### EXERCISE:
Begin with the first line of the listing and quote every line through the one containing "const total = values.reduce((a, b)"; give only those lines.

╭──

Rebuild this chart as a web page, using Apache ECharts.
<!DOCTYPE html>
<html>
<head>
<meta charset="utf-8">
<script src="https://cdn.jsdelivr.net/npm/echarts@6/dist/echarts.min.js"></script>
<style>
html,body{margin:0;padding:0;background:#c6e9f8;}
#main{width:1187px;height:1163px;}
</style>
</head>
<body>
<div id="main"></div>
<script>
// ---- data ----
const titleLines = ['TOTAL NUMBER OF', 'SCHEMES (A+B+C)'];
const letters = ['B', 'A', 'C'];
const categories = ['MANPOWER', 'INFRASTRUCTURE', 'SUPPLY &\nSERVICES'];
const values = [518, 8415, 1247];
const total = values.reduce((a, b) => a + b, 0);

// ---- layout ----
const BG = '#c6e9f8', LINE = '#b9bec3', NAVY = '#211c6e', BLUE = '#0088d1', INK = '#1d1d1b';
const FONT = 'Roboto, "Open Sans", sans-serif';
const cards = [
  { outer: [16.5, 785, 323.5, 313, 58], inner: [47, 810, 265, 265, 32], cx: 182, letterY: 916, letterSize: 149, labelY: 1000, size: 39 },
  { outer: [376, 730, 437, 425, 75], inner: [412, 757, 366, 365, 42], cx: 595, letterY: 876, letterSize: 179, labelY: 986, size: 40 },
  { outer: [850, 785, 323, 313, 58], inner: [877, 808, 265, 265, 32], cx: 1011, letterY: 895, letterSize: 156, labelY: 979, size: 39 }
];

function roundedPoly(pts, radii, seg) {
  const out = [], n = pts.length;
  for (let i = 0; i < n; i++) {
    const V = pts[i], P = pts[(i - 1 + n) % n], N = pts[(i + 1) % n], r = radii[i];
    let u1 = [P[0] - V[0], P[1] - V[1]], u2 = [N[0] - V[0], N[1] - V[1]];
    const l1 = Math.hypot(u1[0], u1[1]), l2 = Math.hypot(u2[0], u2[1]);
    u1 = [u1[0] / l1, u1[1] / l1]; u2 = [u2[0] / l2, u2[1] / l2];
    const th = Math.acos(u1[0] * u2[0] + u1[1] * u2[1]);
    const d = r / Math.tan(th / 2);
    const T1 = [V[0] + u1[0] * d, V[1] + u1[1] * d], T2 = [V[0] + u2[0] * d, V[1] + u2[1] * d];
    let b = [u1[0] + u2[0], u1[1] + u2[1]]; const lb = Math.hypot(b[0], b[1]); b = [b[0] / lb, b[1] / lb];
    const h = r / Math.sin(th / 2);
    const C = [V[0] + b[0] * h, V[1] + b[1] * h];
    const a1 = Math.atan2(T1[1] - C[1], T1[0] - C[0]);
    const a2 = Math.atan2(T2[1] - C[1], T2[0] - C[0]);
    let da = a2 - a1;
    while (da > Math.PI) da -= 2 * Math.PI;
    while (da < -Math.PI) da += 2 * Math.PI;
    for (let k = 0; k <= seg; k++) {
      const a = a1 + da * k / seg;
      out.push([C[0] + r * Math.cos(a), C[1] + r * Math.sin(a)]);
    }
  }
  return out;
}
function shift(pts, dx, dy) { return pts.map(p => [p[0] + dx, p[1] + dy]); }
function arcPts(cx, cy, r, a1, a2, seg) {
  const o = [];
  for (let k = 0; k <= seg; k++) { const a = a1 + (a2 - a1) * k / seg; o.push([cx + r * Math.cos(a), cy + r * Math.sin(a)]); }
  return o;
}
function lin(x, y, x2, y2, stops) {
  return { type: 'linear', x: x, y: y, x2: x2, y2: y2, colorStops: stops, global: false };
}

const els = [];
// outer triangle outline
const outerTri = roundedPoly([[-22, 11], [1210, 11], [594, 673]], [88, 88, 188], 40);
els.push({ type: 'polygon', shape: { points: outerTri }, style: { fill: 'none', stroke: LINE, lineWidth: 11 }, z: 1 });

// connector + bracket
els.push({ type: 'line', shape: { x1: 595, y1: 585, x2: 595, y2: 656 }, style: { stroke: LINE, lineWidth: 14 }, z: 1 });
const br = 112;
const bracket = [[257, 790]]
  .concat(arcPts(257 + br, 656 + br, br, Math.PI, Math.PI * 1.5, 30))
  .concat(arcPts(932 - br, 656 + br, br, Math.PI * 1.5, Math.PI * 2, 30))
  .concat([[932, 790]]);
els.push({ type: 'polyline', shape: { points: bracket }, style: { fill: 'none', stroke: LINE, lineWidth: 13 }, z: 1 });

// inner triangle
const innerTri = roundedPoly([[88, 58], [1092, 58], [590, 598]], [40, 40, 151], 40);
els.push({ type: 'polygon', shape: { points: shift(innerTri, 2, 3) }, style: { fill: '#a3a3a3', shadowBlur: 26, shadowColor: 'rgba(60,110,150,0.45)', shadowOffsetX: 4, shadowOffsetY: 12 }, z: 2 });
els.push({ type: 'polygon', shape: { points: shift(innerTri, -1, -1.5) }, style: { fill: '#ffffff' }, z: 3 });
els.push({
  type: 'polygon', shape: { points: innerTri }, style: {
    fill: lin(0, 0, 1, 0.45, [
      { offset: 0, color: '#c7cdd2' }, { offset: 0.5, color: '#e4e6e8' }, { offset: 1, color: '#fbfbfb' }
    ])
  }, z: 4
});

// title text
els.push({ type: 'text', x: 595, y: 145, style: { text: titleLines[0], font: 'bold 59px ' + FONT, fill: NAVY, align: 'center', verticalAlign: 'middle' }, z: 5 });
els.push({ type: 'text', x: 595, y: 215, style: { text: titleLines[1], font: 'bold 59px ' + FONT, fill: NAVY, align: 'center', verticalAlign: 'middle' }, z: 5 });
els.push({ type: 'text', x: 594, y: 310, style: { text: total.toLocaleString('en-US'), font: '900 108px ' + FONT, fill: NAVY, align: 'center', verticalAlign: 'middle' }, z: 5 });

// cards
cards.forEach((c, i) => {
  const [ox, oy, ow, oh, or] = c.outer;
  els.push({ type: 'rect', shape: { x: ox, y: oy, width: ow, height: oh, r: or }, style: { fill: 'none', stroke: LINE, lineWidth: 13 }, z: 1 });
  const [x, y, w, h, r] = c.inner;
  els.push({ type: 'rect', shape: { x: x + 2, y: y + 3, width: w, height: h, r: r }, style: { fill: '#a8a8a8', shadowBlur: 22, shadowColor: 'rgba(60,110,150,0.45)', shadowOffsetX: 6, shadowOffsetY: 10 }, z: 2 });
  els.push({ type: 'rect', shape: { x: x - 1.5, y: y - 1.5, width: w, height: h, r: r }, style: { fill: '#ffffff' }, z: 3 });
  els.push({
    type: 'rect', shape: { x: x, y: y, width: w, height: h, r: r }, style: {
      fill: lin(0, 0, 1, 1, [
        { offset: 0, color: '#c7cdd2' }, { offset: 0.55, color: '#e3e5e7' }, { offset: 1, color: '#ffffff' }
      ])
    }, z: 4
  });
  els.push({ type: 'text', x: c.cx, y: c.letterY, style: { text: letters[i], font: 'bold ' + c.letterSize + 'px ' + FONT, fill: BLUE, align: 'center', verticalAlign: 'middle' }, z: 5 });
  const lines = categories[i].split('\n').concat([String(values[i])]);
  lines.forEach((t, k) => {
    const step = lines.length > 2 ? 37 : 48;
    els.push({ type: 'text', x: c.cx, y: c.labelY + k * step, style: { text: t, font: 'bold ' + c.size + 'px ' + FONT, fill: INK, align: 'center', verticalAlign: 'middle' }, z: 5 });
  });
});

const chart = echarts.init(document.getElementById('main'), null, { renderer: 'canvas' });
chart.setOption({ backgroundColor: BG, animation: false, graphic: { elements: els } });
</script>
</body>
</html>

╰──

### WRITTEN ANSWER:
Rebuild this chart as a web page, using Apache ECharts.
<!DOCTYPE html>
<html>
<head>
<meta charset="utf-8">
<script src="https://cdn.jsdelivr.net/npm/echarts@6/dist/echarts.min.js"></script>
<style>
html,body{margin:0;padding:0;background:#c6e9f8;}
#main{width:1187px;height:1163px;}
</style>
</head>
<body>
<div id="main"></div>
<script>
// ---- data ----
const titleLines = ['TOTAL NUMBER OF', 'SCHEMES (A+B+C)'];
const letters = ['B', 'A', 'C'];
const categories = ['MANPOWER', 'INFRASTRUCTURE', 'SUPPLY &\nSERVICES'];
const values = [518, 8415, 1247];
const total = values.reduce((a, b) => a + b, 0);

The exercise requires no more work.